Après une timide percée du côté anglophone, le temps du 45 tours “Come A Little Closer" / “What Must I Do", elle revient brièvement au rythme sloopy puis se tourne du côté de la soul music plus musclée, à la façon de Mitch Ryder & the Detroit Wheels, avec les reprises de “Devil With A Blue Dress On" (“Jenny le petit démon") et “Sock It To Me Baby" (“C’est pour toi"). Cependant, malgré l’excellence de ces nouveaux enregistrements, aucun ne connaît l’engouement des disques précédents. On retrouve son nom sur diverses étiquettes, notamment Citation où le producteur Denis Pantis lui fait graver quelques-uns de ses titres les plus éclatants dont “Le train pour Memphis" (“Memphis Train" du groupe Buddy Miles Express) et l’inattendue “Donne-moi le temps", version de “Piece Of My Heart" à laquelle se sont aussi mesurées des interprètes de la trempe de Janis Joplin et Tina Turner.
La chanteuse quitte alors brièvement le monde du spectacle afin de poursuivre ses études. Cependant, elle ne tarde pas à revenir à la scène et va se produire pendant quelques années dans le réseau des hôtels chics et des casinos, à Las Vegas entre autres. De retour au Québec au début des années quatre-vingt, elle se partage entre de nouveaux concepts de revues musicales (Je suis une femme, De plus en plus rock’n roll), la participation à des comédies légères comme Les twittes grises ou des soirées à caractère rétro. Elle grave alors quelques nouvelles chansons: “Le rock dans les rues", “Une femme est une femme", “Je vous aime tous les deux" mais se heurte, comme beaucoup d’artistes, aux nouvelles barrières des créneaux musicaux que s’imposent les radiodiffuseurs. Toutefois, quelques incursions dans les temples de la jeune génération lui permettront de se faire apprécier de nouveaux publics, tout au long des années 80 et 90.

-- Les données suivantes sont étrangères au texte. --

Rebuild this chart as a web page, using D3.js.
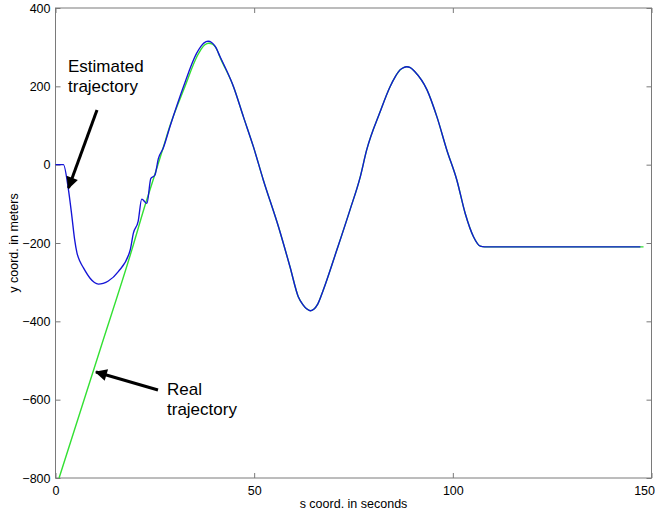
<!DOCTYPE html>
<html>
<head>
<meta charset="utf-8">
<script src="https://cdn.jsdelivr.net/npm/d3@7"></script>
<style>
  html, body { margin: 0; padding: 0; background: #fff; }
  svg { display: block; font-family: "Liberation Sans", Arial, sans-serif; }
</style>
</head>
<body>
<svg id="chart" width="655" height="518"></svg>
<script>
// ---- data ----
const estT = [0, 2, 3.2, 4.1, 4.8, 5.4, 6.2, 7.0, 8.7, 9.8, 10.8, 12.0, 13.3, 15.8, 18.8, 19.6, 20.8, 21.7, 23.0, 24.0, 25.0, 25.9, 27.1, 28.8, 32.2, 35.5, 36.6, 37.4, 38.4, 39.3, 40.2, 41.4, 44.8, 47.3, 49.8, 52.3, 56.1, 59.0, 61.1, 62.3, 63.2, 64.1, 65.0, 66.0, 67.4, 70.8, 74.1, 76.7, 78.3, 81.7, 84.2, 85.6, 86.7, 87.6, 88.4, 89.3, 90.4, 93.5, 96.0, 98.5, 101.0, 103.1, 105.2, 106.9, 108.0, 147.2];
const estY = [0, 0, -60, -130, -190, -225, -248, -263, -290, -301, -305, -303, -297, -273, -218, -175, -145, -88, -99, -35, -27, 16, 42, 97, 199, 284, 302, 311, 315, 312, 302, 276, 199, 122, 46, -39, -158, -260, -337, -358, -368, -373, -369, -356, -320, -218, -116, -31, 37, 135, 199, 226, 242, 248, 250, 248, 238, 191, 122, 37, -39, -124, -184, -208, -210, -210];

const realT = [0.9, 11.2, 19.2, 22.5, 25.0, 27.0, 29.0, 32.4, 35.7, 36.8, 37.6, 38.6, 39.5, 40.4, 41.5, 44.8, 47.3, 49.8, 52.3, 56.1, 59.0, 61.1, 62.3, 63.2, 64.1, 65.0, 66.0, 67.4, 70.8, 74.1, 76.7, 78.3, 81.7, 84.2, 85.6, 86.7, 87.6, 88.4, 89.3, 90.4, 93.5, 96.0, 98.5, 101.0, 103.1, 105.2, 106.9, 108.0, 148.0];
const realY = [-800, -473, -218, -105, -25, 40, 105, 195, 278, 297, 306, 310, 308, 298, 272, 199, 122, 46, -39, -158, -260, -337, -358, -368, -373, -369, -356, -320, -218, -116, -31, 37, 135, 199, 226, 242, 248, 250, 248, 238, 191, 122, 37, -39, -124, -184, -208, -210, -210];

const xTicks = [0, 50, 100, 150];
const yTicks = [-800, -600, -400, -200, 0, 200, 400];

// ---- layout ----
const svg = d3.select("#chart");
const L = 55.5, R = 651.5, T = 8, B = 478;
const x = d3.scaleLinear().domain([0, 150]).range([L, R]);
const y = d3.scaleLinear().domain([-800, 400]).range([B, T]);
const axisColor = "#7a7a7a";
const fs = "12.5px";

const xb = svg.append("g").attr("transform", `translate(0,${B})`)
  .call(d3.axisBottom(x).tickValues(xTicks).tickSize(-5).tickPadding(6).tickFormat(d3.format("d")));
const xt = svg.append("g").attr("transform", `translate(0,${T})`)
  .call(d3.axisTop(x).tickValues(xTicks).tickSize(-5).tickFormat(""));
const yl = svg.append("g").attr("transform", `translate(${L},0)`)
  .call(d3.axisLeft(y).tickValues(yTicks).tickSize(-5).tickPadding(5).tickFormat(d3.format("d")));
const yr = svg.append("g").attr("transform", `translate(${R},0)`)
  .call(d3.axisRight(y).tickValues(yTicks).tickSize(-5).tickFormat(""));

[xb, xt, yl, yr].forEach(g => {
  g.select(".domain").remove();
  g.selectAll(".tick line").attr("stroke", axisColor);
  g.selectAll(".tick text").attr("fill", "#000").style("font-size", fs)
   .style("font-family", '"Liberation Sans", Arial, sans-serif');
});
xb.selectAll(".tick text").attr("dy", "0.9em");
// keep the last x label inside the window
xb.selectAll(".tick text").filter(d => d === 150).attr("text-anchor", "end").attr("x", 3);

// box
svg.append("rect").attr("x", L).attr("y", T).attr("width", R - L).attr("height", B - T)
  .attr("fill", "none").attr("stroke", axisColor).attr("stroke-width", 1);

// lines
const line = d3.line().x(d => x(d[0])).y(d => y(d[1])).curve(d3.curveMonotoneX);
svg.append("path").datum(d3.zip(realT, realY)).attr("d", line)
  .attr("fill", "none").attr("stroke", "#33e033").attr("stroke-width", 1.4);
svg.append("path").datum(d3.zip(estT, estY)).attr("d", line)
  .attr("fill", "none").attr("stroke", "#1414d6").attr("stroke-width", 1.35);

// axis titles
svg.append("text").attr("x", x(75)).attr("y", 508).attr("text-anchor", "middle")
  .style("font-size", fs).text("s coord. in seconds");
svg.append("text").attr("transform", `translate(18,${(T + B) / 2}) rotate(-90)`)
  .attr("text-anchor", "middle").style("font-size", fs).text("y coord. in meters");

// annotations
const ann = svg.append("g").style("font-size", "17px").attr("fill", "#000");
ann.append("text").attr("x", 68).attr("y", 72).text("Estimated");
ann.append("text").attr("x", 68).attr("y", 92).text("trajectory");
ann.append("text").attr("x", 167).attr("y", 395).text("Real");
ann.append("text").attr("x", 167).attr("y", 415).text("trajectory");

svg.append("defs").append("marker").attr("id", "ah")
  .attr("viewBox", "0 0 10 10").attr("refX", 9).attr("refY", 5)
  .attr("markerWidth", 4.5).attr("markerHeight", 4).attr("orient", "auto")
  .attr("markerUnits", "strokeWidth")
  .append("path").attr("d", "M0,0 L10,5 L0,10 Z").attr("fill", "#000");

svg.append("line").attr("x1", 97).attr("y1", 110).attr("x2", 68.5).attr("y2", 188)
  .attr("stroke", "#000").attr("stroke-width", 3).attr("marker-end", "url(#ah)");
svg.append("line").attr("x1", 158).attr("y1", 390).attr("x2", 96).attr("y2", 372)
  .attr("stroke", "#000").attr("stroke-width", 3).attr("marker-end", "url(#ah)");
</script>
</body>
</html>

Toujours active, elle suscite l’intérêt d’un public varié et fait preuve d’une versatilité qui lui permet de se faire valoir dans des sphères aussi diverses que le R&B, les spectacles à saveur nostalgique ou un tour de chant gospel. À l’instar de plusieurs autres artistes qui ont fait carrière pendant les années soixante et soixante-dix, une compilation de ses anciens succès a vu le jour à l’automne 1999, dans la collection Chapeau les filles! parue chez les Disques Mérite.